> _SUPPLIED DATA_
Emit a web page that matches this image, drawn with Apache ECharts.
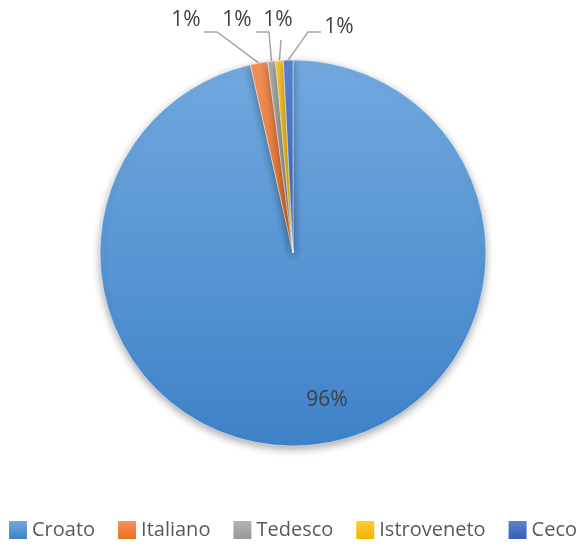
<!DOCTYPE html>
<html><head><meta charset="utf-8">
<script src="https://cdn.jsdelivr.net/npm/echarts@6/dist/echarts.min.js"></script>
<style>html,body{margin:0;padding:0;background:#fff}#c{width:587px;height:545px}</style>
</head><body><div id="c"></div>
<script>
var categories = ['Croato', 'Italiano', 'Tedesco', 'Istroveneto', 'Ceco'];
var values = [96.45, 1.45, 0.65, 0.65, 0.8];
var colors = ['#5B9BD5', '#ED7D31', '#A5A5A5', '#FFC000', '#4472C4'];
var colorsTop = ['#72A9DF', '#F4915A', '#B4B4B4', '#FFCB33', '#5A84CF'];
var colorsBottom = ['#3F82C8', '#E8701E', '#979797', '#F0B400', '#3560B6'];
var total = values.reduce(function (a, b) { return a + b; }, 0);

// label anchor (x, y) and leader elbow points
var labelPos = [[327, 400], [186, 20], [237, 20], [278, 20], [339, 27]];
var elbows = [null, [[217, 32], [204, 32]], [[269, 32], [256, 32]], [[281, 40]], [[308, 32], [321, 32]]];

var chart = echarts.init(document.getElementById('c'));
function grad(i) {
  return new echarts.graphic.LinearGradient(0, 0, 0, 1, [
    { offset: 0, color: colorsTop[i] },
    { offset: 1, color: colorsBottom[i] }
  ]);
}
var data = categories.map(function (n, i) {
  var item = { name: n, value: values[i], itemStyle: { color: grad(i) } };
  if (i === 0) {
    item.label = { position: 'inside' };
    item.labelLine = { show: false };
  }
  return item;
});
chart.setOption({
  animation: false,
  color: colors,
  legend: {
    top: 520,
    left: 9,
    right: 0,
    padding: 0,
    itemWidth: 18,
    itemHeight: 18,
    itemGap: 23,
    icon: 'rect',
    textStyle: { fontFamily: 'Open Sans', fontSize: 20, color: '#595959' },
    data: categories.map(function (n, i) { return { name: n, itemStyle: { color: grad(i), borderWidth: 0 } }; })
  },
  series: [{
    type: 'pie',
    center: [293, 253],
    radius: 193,
    startAngle: 90,
    clockwise: true,
    data: data,
    itemStyle: { borderColor: '#fff', borderWidth: 0.5, shadowBlur: 8, shadowColor: 'rgba(0,0,0,0.35)', shadowOffsetY: 3 },
    label: {
      show: true,
      position: 'outside',
      fontFamily: 'Open Sans',
      fontSize: 21,
      color: '#404040',
      formatter: function (p) { return Math.round(p.value / total * 100) + '%'; }
    },
    labelLine: { show: true, lineStyle: { color: '#A6A6A6', width: 1.5 } },
    labelLayout: function (p) {
      var i = p.dataIndex;
      var pos = labelPos[i];
      var out = { x: pos[0], y: pos[1], align: 'center', verticalAlign: 'middle' };
      if (elbows[i] && p.labelLinePoints) {
        out.labelLinePoints = [p.labelLinePoints[0]].concat(elbows[i]);
      }
      return out;
    }
  }]
});
</script></body></html>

> _DIRECTIVE_
Restate the data word for word from its first line through the line with "var total = values.reduce(function", leaving out any picture along the way.

> _ANSWER TO THIS PROBLEM_
Emit a web page that matches this image, drawn with Apache ECharts.
<!DOCTYPE html>
<html><head><meta charset="utf-8">
<script src="https://cdn.jsdelivr.net/npm/echarts@6/dist/echarts.min.js"></script>
<style>html,body{margin:0;padding:0;background:#fff}#c{width:587px;height:545px}</style>
</head><body><div id="c"></div>
<script>
var categories = ['Croato', 'Italiano', 'Tedesco', 'Istroveneto', 'Ceco'];
var values = [96.45, 1.45, 0.65, 0.65, 0.8];
var colors = ['#5B9BD5', '#ED7D31', '#A5A5A5', '#FFC000', '#4472C4'];
var colorsTop = ['#72A9DF', '#F4915A', '#B4B4B4', '#FFCB33', '#5A84CF'];
var colorsBottom = ['#3F82C8', '#E8701E', '#979797', '#F0B400', '#3560B6'];
var total = values.reduce(function (a, b) { return a + b; }, 0);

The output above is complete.